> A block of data

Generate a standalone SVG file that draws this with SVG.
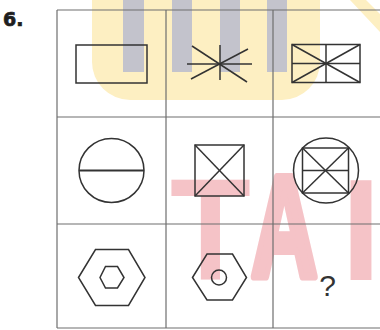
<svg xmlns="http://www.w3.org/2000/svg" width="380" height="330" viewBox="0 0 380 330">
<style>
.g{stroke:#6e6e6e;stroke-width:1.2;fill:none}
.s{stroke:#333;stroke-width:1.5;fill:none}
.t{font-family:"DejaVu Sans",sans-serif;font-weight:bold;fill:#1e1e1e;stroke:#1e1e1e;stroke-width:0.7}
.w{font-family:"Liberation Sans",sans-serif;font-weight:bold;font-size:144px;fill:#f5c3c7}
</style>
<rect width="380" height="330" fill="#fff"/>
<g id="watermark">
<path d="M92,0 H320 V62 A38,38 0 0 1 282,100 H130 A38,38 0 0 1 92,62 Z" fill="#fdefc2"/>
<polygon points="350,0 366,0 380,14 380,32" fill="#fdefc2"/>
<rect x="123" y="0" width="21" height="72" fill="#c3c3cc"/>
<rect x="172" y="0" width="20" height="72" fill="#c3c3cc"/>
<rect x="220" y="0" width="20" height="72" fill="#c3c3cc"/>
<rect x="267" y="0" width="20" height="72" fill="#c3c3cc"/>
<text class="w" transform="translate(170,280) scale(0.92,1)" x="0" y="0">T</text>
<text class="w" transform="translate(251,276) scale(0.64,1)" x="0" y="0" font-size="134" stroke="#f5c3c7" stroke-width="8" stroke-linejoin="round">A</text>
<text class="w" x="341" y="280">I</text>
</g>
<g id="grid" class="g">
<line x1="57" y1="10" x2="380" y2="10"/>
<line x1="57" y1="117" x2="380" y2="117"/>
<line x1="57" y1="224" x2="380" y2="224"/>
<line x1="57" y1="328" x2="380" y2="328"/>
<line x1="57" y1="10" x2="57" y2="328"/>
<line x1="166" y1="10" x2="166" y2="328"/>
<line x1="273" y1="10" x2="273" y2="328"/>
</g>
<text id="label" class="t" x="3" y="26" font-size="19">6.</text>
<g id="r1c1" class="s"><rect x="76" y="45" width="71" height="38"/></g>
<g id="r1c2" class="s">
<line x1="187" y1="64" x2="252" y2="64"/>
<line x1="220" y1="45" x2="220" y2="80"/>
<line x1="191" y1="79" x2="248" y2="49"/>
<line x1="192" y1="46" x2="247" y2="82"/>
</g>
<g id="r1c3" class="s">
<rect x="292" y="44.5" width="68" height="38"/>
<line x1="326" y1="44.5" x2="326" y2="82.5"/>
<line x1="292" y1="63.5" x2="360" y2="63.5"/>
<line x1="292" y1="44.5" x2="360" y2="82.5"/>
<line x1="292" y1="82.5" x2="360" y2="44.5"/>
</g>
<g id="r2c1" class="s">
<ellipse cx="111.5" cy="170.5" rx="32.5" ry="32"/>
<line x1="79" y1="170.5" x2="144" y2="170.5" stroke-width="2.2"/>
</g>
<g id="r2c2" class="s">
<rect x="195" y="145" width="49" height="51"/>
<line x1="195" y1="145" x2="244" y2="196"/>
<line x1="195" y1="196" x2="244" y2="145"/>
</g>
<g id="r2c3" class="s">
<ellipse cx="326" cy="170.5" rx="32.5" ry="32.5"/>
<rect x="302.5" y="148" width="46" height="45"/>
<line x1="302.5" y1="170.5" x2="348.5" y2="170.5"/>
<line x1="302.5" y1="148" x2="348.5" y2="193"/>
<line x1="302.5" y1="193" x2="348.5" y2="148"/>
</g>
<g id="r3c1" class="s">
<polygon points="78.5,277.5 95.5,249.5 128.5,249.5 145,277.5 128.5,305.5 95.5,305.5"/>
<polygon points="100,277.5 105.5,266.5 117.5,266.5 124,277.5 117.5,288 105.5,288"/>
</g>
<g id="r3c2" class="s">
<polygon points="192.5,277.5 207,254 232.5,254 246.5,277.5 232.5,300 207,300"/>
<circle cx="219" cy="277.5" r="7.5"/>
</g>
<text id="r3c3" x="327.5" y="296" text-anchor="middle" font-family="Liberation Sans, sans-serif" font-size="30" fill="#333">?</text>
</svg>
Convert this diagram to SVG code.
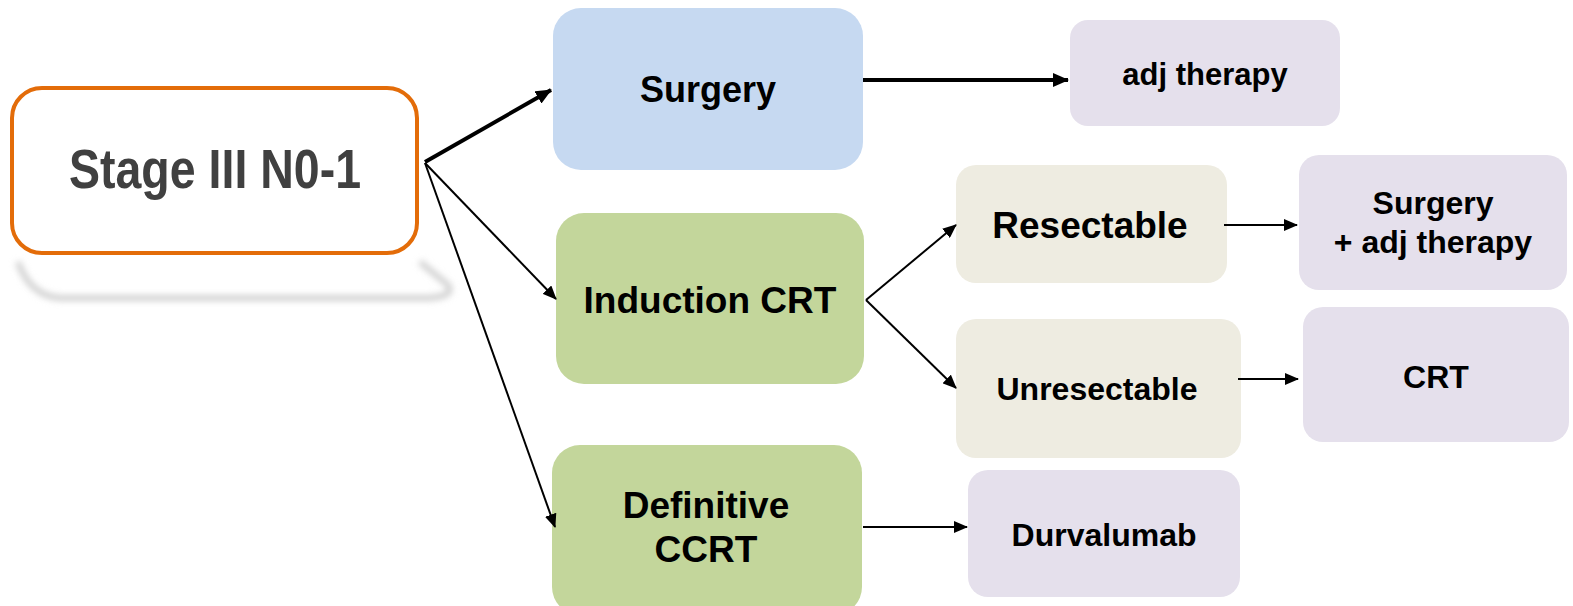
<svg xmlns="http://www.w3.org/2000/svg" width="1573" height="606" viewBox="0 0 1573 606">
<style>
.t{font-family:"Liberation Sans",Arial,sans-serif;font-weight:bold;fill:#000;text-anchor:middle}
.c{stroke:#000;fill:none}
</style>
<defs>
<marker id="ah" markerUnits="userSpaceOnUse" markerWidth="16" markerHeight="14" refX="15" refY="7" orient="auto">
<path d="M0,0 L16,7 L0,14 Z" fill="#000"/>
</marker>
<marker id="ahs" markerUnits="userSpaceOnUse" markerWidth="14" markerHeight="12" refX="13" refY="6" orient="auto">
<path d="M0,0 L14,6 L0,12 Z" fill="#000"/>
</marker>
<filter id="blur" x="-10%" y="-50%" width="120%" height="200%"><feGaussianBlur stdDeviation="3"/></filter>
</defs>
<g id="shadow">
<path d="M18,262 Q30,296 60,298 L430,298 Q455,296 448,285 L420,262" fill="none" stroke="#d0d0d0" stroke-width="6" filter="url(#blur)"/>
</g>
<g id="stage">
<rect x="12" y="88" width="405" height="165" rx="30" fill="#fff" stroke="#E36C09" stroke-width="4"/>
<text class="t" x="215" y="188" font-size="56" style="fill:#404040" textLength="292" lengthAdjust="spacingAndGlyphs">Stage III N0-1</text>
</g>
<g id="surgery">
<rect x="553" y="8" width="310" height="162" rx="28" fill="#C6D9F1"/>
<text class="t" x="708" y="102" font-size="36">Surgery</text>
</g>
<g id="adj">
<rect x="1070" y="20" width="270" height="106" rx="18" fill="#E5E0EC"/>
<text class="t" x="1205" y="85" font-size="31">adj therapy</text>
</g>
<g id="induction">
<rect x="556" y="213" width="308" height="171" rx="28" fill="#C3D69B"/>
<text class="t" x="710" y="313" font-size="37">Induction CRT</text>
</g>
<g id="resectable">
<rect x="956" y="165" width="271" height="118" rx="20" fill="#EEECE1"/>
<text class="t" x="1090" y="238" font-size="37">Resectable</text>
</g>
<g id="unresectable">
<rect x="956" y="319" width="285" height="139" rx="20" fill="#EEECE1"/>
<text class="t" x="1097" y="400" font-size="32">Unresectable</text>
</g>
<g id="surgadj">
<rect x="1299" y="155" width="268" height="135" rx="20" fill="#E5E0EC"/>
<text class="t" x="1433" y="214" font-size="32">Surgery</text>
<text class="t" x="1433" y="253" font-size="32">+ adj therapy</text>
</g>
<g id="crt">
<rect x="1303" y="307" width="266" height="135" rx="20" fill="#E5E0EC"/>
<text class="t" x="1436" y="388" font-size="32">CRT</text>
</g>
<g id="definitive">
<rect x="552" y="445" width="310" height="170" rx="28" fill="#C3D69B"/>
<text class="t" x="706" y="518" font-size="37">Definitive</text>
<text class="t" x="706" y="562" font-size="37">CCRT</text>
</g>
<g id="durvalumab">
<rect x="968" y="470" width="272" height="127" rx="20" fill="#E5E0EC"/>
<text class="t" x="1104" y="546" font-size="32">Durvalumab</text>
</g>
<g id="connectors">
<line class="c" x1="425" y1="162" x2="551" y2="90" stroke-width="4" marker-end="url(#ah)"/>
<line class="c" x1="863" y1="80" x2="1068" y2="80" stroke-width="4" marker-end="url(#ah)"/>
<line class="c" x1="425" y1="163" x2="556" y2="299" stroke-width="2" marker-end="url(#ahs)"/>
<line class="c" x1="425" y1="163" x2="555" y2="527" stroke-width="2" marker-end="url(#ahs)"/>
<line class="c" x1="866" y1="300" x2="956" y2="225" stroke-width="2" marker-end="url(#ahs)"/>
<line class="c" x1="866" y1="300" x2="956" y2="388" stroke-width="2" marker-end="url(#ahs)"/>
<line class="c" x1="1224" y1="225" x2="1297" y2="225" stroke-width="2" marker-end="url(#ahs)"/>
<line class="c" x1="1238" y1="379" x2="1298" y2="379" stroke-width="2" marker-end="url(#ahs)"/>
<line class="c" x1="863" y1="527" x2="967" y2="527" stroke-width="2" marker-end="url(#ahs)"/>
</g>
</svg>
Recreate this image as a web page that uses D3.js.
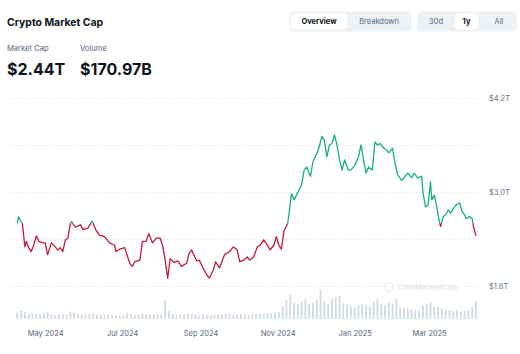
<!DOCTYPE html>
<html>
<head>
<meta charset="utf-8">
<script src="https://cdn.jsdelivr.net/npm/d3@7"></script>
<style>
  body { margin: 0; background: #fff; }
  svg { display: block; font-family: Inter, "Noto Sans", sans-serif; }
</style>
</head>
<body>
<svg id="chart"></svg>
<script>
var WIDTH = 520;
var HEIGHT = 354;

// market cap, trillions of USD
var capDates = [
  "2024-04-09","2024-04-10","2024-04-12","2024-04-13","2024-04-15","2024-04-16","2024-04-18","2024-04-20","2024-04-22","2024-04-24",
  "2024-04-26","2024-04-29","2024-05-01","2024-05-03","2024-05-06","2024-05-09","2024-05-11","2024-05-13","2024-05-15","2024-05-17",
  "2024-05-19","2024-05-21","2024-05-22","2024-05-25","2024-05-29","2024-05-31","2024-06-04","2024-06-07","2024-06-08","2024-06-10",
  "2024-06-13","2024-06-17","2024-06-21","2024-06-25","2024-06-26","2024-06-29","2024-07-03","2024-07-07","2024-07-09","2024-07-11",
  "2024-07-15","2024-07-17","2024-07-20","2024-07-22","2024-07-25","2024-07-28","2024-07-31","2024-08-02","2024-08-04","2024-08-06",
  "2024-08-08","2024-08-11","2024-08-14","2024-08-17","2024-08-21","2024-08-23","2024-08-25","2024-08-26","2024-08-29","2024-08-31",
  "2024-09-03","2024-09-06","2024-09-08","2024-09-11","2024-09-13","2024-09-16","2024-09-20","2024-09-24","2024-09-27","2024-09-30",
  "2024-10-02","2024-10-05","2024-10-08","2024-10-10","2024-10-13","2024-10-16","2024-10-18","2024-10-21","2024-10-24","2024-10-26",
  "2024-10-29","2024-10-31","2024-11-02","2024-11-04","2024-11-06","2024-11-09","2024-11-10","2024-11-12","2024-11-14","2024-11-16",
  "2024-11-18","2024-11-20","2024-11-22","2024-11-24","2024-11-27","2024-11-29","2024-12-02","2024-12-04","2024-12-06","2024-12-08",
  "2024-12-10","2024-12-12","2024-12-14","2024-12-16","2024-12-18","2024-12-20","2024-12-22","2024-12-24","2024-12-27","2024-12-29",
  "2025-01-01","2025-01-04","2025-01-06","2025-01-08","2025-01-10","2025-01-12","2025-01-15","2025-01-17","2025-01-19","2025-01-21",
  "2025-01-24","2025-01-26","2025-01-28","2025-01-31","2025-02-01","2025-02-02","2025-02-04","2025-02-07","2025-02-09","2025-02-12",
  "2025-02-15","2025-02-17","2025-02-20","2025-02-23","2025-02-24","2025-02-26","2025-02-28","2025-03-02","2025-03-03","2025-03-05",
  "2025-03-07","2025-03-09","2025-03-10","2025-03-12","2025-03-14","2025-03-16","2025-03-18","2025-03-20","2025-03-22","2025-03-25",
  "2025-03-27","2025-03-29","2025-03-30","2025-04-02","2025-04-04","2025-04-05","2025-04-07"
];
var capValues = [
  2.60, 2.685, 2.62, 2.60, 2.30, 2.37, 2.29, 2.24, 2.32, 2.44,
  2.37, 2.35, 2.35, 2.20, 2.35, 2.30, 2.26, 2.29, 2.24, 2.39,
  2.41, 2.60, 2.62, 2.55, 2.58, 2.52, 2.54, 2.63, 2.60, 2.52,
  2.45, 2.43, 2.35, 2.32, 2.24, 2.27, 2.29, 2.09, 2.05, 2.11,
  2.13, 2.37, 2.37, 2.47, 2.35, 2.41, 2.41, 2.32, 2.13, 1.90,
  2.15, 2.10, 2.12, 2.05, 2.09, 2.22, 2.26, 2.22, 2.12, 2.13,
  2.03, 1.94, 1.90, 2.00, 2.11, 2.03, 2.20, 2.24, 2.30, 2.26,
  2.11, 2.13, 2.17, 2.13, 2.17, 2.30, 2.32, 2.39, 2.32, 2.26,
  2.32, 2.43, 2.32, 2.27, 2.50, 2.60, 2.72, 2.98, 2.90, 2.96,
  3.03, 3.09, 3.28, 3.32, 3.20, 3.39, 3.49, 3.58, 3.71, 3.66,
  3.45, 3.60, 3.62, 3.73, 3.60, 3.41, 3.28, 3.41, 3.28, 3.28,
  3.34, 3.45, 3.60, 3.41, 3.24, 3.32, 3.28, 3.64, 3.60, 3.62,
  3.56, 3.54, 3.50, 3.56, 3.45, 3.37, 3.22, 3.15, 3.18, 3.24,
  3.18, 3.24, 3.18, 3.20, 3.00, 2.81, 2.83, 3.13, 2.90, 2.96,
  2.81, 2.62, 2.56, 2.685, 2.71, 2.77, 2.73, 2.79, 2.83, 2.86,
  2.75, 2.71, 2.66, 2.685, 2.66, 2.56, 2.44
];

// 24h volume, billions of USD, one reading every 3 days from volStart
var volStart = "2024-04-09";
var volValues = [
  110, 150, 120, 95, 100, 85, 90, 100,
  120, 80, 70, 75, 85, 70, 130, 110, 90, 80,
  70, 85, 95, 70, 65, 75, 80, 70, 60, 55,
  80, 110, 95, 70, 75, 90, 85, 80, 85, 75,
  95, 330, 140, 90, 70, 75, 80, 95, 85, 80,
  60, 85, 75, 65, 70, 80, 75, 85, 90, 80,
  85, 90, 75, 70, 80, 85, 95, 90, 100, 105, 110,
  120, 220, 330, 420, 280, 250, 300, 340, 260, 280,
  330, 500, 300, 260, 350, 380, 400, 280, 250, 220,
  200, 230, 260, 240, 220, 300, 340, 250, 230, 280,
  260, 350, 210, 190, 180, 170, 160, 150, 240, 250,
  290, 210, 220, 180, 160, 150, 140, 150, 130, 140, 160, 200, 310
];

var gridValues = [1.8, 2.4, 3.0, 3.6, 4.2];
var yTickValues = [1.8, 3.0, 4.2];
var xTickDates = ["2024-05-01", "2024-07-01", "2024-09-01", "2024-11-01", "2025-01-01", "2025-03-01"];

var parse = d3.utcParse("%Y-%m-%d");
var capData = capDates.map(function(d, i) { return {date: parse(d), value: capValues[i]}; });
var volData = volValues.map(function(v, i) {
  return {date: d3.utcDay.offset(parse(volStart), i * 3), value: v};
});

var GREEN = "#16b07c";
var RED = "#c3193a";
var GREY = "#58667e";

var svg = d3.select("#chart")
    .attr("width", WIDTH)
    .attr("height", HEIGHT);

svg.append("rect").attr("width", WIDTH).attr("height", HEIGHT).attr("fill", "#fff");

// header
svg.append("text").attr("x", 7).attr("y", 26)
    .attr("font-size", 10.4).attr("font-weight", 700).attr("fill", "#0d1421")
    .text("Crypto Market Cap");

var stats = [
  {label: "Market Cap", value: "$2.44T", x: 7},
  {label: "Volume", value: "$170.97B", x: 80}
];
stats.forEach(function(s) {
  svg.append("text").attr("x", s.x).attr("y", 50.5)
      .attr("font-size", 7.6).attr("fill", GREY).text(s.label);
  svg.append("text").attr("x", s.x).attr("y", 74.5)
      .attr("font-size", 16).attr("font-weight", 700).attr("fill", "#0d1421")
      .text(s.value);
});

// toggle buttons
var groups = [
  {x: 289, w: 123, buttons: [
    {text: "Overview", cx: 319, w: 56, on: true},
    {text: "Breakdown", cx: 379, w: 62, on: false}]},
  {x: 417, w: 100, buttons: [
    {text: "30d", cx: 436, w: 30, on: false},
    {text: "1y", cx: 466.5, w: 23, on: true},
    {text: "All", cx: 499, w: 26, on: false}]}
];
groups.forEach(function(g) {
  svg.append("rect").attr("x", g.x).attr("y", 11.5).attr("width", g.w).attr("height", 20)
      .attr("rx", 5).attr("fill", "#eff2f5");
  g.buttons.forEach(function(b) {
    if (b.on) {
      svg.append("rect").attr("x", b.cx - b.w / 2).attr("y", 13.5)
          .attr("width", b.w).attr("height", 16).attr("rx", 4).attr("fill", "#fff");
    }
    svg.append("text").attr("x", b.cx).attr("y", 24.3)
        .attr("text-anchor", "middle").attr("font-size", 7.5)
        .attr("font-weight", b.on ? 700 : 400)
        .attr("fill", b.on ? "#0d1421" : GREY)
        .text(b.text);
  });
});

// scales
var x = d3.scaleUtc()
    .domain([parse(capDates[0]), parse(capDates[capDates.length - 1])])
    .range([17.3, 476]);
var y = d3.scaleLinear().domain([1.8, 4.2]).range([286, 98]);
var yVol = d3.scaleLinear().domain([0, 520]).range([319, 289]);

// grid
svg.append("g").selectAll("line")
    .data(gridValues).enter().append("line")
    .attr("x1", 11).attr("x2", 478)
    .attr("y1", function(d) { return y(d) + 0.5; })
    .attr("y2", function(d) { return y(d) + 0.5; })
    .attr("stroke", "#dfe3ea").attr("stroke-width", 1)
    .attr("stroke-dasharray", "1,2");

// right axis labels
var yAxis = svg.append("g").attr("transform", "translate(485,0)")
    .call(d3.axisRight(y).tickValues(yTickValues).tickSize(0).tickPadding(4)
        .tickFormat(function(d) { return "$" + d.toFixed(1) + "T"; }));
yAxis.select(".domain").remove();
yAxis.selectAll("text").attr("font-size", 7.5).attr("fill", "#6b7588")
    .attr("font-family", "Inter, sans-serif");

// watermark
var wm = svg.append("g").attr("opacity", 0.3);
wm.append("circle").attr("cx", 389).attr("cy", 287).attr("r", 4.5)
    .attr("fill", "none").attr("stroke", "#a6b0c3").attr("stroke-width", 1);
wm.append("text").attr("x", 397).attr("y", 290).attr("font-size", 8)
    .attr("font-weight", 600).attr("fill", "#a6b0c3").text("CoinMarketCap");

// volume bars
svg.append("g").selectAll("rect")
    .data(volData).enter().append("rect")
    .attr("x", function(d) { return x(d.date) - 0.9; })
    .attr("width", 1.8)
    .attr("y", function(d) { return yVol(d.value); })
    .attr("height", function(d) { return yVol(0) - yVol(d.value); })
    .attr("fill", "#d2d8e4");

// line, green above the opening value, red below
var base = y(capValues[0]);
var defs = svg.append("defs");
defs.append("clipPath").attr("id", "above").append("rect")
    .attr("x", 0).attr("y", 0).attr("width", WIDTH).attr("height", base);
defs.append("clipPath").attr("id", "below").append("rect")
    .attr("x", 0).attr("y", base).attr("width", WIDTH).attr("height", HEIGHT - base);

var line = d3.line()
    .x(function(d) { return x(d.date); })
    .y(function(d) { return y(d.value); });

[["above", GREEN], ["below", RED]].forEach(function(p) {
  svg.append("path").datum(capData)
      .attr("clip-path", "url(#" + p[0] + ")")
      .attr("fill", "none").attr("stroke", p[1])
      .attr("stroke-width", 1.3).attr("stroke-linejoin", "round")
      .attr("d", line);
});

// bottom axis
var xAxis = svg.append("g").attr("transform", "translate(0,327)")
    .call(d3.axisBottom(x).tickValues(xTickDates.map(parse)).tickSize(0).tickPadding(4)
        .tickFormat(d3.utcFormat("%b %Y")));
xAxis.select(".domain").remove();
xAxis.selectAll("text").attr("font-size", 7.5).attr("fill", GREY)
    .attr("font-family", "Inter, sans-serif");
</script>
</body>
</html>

> WHAT THE EXERCISE ASKS
Everything from the line that contains "Recreate this image" down to the line that contains "var HEIGHT = 354;" should be written out exactly, end lines too, minus the pictures.

> FINAL ANSWER
Recreate this image as a web page that uses D3.js.
<!DOCTYPE html>
<html>
<head>
<meta charset="utf-8">
<script src="https://cdn.jsdelivr.net/npm/d3@7"></script>
<style>
  body { margin: 0; background: #fff; }
  svg { display: block; font-family: Inter, "Noto Sans", sans-serif; }
</style>
</head>
<body>
<svg id="chart"></svg>
<script>
var WIDTH = 520;
var HEIGHT = 354;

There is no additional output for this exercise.